** Start **
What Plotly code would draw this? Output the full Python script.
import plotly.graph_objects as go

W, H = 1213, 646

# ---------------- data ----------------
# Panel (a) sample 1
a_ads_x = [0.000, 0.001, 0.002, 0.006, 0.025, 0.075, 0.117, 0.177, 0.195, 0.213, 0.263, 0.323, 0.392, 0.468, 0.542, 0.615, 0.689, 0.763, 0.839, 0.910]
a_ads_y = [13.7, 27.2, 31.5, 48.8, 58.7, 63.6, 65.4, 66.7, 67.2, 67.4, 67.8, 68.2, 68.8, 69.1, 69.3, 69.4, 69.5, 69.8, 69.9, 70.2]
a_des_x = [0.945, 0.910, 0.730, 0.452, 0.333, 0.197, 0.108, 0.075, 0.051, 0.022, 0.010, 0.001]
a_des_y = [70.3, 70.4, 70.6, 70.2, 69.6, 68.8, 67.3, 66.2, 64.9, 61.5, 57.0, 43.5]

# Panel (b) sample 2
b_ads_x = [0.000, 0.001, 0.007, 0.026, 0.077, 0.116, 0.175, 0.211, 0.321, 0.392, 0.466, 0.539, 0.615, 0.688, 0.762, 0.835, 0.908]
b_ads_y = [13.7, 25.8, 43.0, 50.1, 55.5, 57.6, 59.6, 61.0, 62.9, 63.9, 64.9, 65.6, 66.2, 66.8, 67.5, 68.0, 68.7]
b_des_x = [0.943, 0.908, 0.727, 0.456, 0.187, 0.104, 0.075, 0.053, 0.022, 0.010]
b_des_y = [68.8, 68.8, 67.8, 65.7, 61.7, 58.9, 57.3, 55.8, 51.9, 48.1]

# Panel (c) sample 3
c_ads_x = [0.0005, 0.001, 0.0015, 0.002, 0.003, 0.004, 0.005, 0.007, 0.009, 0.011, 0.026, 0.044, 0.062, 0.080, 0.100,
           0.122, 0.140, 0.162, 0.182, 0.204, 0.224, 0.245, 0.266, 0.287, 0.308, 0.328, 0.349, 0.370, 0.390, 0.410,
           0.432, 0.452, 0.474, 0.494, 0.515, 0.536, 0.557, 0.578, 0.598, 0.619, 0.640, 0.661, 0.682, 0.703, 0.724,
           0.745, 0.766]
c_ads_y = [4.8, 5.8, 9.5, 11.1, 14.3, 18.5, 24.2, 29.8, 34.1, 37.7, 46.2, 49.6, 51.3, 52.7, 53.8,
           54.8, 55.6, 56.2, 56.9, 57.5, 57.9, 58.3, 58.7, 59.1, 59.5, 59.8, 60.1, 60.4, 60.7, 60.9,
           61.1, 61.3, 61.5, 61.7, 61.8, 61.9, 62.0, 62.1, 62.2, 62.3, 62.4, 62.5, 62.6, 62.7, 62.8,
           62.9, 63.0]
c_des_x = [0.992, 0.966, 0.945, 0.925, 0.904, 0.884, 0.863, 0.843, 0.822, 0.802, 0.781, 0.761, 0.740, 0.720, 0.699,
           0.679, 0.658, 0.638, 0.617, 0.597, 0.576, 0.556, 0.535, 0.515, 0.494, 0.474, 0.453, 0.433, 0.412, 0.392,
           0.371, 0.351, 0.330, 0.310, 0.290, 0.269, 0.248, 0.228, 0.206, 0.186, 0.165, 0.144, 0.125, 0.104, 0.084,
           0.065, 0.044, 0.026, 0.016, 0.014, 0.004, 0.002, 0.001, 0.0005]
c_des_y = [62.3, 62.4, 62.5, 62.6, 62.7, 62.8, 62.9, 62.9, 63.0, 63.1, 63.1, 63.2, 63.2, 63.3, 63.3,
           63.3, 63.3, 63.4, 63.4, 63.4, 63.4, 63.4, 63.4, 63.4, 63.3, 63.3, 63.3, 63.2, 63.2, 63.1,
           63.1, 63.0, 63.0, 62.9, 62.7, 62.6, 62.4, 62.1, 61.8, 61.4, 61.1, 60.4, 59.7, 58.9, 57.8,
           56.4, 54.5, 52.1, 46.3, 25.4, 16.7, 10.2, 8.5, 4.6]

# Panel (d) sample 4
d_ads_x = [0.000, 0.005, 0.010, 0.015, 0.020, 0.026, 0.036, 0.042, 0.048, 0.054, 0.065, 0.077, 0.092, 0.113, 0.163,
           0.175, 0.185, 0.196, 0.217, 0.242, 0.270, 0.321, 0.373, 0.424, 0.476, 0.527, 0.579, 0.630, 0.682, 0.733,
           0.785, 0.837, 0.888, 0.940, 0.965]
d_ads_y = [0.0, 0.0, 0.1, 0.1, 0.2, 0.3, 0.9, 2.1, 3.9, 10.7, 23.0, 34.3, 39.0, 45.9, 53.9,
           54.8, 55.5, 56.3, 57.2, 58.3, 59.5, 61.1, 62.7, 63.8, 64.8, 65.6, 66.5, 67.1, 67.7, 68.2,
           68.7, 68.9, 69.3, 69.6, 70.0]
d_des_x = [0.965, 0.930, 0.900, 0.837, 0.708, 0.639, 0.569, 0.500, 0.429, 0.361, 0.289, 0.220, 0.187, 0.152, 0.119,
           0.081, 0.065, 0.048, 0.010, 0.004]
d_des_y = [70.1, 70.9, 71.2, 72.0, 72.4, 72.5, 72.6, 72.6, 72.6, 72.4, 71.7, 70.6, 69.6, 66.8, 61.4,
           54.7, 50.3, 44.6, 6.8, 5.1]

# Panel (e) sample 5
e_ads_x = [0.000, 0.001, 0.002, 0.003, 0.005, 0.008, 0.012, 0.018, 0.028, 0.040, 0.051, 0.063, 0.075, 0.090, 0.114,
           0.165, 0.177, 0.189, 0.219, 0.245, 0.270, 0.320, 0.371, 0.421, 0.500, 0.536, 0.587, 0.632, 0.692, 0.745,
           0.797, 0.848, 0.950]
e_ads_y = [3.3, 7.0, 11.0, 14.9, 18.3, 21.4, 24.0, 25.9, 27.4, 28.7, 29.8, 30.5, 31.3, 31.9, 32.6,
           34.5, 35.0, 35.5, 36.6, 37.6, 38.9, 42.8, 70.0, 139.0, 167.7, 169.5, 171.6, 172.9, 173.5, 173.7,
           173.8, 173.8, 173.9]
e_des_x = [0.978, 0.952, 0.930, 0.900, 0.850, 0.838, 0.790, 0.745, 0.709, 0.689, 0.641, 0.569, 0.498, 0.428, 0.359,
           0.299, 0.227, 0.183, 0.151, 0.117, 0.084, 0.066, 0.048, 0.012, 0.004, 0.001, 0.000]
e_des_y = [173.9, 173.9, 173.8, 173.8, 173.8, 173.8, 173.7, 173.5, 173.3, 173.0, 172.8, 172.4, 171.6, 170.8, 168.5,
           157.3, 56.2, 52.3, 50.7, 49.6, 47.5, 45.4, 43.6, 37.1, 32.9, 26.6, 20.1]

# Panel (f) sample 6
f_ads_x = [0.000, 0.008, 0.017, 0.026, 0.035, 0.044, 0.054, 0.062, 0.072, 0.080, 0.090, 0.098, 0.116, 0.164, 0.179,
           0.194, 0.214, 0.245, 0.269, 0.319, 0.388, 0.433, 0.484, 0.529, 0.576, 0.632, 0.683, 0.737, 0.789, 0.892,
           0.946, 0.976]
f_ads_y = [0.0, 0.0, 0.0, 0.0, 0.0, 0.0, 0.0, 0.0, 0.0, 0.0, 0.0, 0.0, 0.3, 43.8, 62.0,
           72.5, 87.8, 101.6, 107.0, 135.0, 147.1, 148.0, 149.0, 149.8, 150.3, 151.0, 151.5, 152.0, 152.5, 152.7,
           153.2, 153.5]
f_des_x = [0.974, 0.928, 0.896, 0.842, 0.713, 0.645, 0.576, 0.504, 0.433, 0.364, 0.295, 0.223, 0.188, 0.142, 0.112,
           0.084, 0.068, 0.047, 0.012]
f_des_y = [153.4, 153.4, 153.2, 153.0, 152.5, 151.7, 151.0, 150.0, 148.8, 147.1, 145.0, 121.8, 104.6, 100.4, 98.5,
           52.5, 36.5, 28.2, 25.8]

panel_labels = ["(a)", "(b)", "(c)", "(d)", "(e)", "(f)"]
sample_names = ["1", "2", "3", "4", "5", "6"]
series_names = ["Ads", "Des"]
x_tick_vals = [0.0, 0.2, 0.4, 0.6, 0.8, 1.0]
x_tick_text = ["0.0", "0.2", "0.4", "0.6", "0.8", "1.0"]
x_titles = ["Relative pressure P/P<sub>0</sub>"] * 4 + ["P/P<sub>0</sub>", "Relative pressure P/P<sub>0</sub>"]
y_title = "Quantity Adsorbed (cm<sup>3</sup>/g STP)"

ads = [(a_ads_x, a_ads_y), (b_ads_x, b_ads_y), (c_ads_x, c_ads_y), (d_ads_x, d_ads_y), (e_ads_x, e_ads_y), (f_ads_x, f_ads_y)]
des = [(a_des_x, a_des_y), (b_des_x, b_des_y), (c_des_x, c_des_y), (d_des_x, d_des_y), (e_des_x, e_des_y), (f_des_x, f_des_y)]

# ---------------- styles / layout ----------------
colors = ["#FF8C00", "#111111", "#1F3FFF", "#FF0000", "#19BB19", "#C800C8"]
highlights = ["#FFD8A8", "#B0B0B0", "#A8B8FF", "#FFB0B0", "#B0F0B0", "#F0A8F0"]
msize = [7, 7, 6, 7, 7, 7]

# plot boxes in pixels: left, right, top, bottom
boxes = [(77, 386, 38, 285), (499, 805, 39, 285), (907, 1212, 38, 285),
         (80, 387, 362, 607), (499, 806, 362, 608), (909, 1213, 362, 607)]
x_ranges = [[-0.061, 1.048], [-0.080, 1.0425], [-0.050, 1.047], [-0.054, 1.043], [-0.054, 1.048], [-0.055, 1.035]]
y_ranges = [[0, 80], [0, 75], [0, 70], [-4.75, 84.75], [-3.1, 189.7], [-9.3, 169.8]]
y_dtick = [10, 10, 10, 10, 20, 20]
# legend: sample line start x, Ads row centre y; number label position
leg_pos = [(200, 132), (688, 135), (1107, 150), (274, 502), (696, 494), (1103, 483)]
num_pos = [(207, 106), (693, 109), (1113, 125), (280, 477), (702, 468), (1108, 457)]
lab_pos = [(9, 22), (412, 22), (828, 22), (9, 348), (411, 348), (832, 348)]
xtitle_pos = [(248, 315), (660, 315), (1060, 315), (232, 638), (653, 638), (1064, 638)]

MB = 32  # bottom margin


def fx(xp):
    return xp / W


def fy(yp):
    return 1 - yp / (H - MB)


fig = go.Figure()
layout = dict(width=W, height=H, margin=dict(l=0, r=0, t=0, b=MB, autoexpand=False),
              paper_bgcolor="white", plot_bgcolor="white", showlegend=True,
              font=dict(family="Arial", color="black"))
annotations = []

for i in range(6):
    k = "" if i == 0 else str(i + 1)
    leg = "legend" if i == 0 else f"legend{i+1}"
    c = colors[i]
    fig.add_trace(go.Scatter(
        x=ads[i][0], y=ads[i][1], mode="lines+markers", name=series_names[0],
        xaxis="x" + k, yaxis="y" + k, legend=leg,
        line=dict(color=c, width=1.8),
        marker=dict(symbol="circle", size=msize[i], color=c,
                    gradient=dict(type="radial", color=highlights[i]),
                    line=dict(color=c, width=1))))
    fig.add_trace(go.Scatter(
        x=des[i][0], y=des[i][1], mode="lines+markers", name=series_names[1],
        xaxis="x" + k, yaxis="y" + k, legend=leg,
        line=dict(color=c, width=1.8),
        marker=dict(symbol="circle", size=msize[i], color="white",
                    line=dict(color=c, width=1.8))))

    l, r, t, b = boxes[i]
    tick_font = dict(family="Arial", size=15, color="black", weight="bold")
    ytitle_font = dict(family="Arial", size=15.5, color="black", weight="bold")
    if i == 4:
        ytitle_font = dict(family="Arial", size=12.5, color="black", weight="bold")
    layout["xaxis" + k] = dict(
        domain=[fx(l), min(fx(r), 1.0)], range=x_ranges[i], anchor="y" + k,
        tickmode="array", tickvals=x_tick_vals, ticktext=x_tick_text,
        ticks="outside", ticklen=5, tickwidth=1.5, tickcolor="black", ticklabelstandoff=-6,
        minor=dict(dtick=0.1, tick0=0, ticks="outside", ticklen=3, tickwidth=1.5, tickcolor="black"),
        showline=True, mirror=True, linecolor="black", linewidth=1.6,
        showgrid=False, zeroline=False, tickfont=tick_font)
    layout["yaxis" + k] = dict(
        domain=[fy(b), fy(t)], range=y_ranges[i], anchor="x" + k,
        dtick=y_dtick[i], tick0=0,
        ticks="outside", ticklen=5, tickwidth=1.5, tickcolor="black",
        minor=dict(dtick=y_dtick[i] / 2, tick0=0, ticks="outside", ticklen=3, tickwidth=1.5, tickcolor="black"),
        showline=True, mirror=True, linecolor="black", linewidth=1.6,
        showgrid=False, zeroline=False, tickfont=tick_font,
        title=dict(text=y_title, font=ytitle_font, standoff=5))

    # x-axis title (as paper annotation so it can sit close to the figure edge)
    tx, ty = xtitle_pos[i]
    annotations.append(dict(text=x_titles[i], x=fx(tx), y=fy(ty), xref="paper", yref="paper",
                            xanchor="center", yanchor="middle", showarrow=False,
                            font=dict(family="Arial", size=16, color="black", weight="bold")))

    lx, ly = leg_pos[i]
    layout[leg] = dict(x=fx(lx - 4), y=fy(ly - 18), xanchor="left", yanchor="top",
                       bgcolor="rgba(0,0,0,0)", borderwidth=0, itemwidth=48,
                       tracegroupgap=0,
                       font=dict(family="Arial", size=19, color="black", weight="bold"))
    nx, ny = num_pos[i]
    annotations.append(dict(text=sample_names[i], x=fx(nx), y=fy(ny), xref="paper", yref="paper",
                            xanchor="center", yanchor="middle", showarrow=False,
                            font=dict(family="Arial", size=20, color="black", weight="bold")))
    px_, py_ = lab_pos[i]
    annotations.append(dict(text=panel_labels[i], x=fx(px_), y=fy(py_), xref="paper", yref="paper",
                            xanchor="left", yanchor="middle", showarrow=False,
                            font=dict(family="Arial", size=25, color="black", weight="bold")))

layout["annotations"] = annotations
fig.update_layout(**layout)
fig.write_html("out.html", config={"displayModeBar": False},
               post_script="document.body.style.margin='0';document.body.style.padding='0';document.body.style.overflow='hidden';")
** End **
• WHAT YOU SHOULD DO:
Please reproduce exactly the lines above, beginning with the first and ending with the line that contains "55.8, 51.9, 48.1]", and include nothing outside that range.

• IN RESPONSE:
What Plotly code would draw this? Output the full Python script.
import plotly.graph_objects as go

W, H = 1213, 646

# ---------------- data ----------------
# Panel (a) sample 1
a_ads_x = [0.000, 0.001, 0.002, 0.006, 0.025, 0.075, 0.117, 0.177, 0.195, 0.213, 0.263, 0.323, 0.392, 0.468, 0.542, 0.615, 0.689, 0.763, 0.839, 0.910]
a_ads_y = [13.7, 27.2, 31.5, 48.8, 58.7, 63.6, 65.4, 66.7, 67.2, 67.4, 67.8, 68.2, 68.8, 69.1, 69.3, 69.4, 69.5, 69.8, 69.9, 70.2]
a_des_x = [0.945, 0.910, 0.730, 0.452, 0.333, 0.197, 0.108, 0.075, 0.051, 0.022, 0.010, 0.001]
a_des_y = [70.3, 70.4, 70.6, 70.2, 69.6, 68.8, 67.3, 66.2, 64.9, 61.5, 57.0, 43.5]

# Panel (b) sample 2
b_ads_x = [0.000, 0.001, 0.007, 0.026, 0.077, 0.116, 0.175, 0.211, 0.321, 0.392, 0.466, 0.539, 0.615, 0.688, 0.762, 0.835, 0.908]
b_ads_y = [13.7, 25.8, 43.0, 50.1, 55.5, 57.6, 59.6, 61.0, 62.9, 63.9, 64.9, 65.6, 66.2, 66.8, 67.5, 68.0, 68.7]
b_des_x = [0.943, 0.908, 0.727, 0.456, 0.187, 0.104, 0.075, 0.053, 0.022, 0.010]
b_des_y = [68.8, 68.8, 67.8, 65.7, 61.7, 58.9, 57.3, 55.8, 51.9, 48.1]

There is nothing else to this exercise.